Porém na atividade policial o PL é por demais minucioso e suscita dúvidas sobre o acerto do procedimento policial a cada momento. Não se pode detalhar este tipo de atividade, porque ela é, por si só, plena de surpresas e incidentes. Colocar tudo dentro de regras, punidas com penas elevadas, estimulará o que já é vem se acentuando há algum tempo. Cada vez menos policiais querem trabalhar na investigação e arriscar-se.
4. Os PLs e a omissão dos órgãos de controle
Pessoas inteligentes procuram tirar lições das crises vivenciadas.

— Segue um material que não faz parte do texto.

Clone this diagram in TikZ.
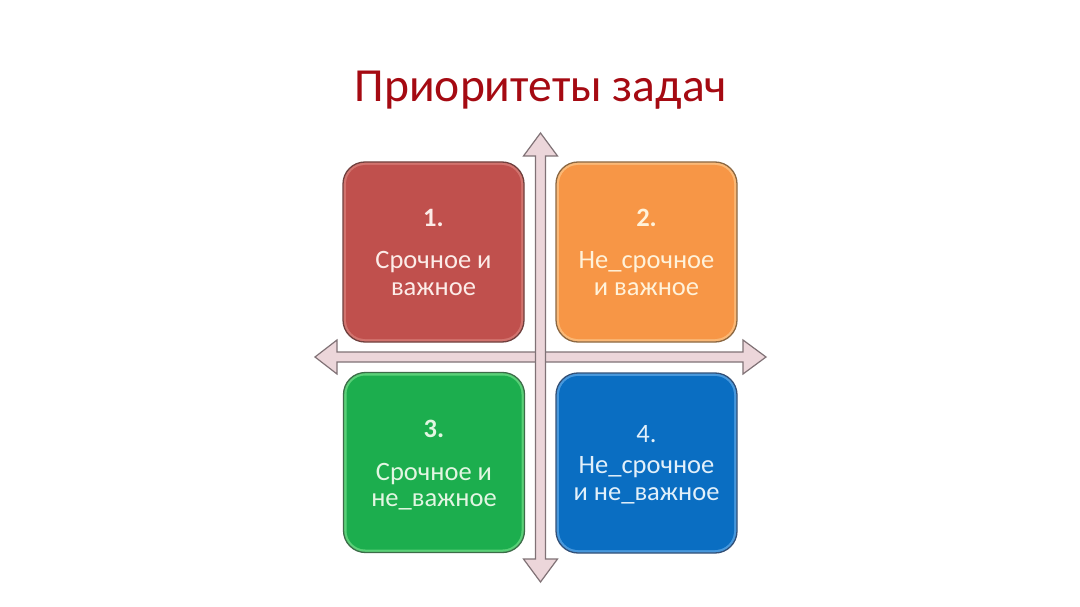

Em meio a um PL da Câmara que altera estruturas e põe em risco a independência da magistratura e do MP, as lideranças desses órgãos devem perguntar-se como se chegou a tal extremo. Na minha opinião, estas ainda não aprenderam como tratar os casos de desvios funcionais, não percebem que o corporativismo prejudica o próprio órgão e agora pagam o preço da inércia.
5. Tribunais Superiores
O PL 4.850-C de 2016 da Câmara, explicitamente, direcionou-se a tribunais de segunda instância e aos juízos, excluindo os Tribunais Superiores. A separação induz a crer que ninguém cometeria um abuso de autoridade no STF, STJ, TSE, TST e TJM. É difícil crer.
Assim postas as considerações sobre o PL 4.850-C, inevitável é concluir que com certeza todos devem submeter-se a limites na sua autoridade, agentes do MP e magistrados também, mas, regras plenas de subjetivismo podem ser mais um passo no nosso ineficiente sistema de Segurança Pública e Justiça.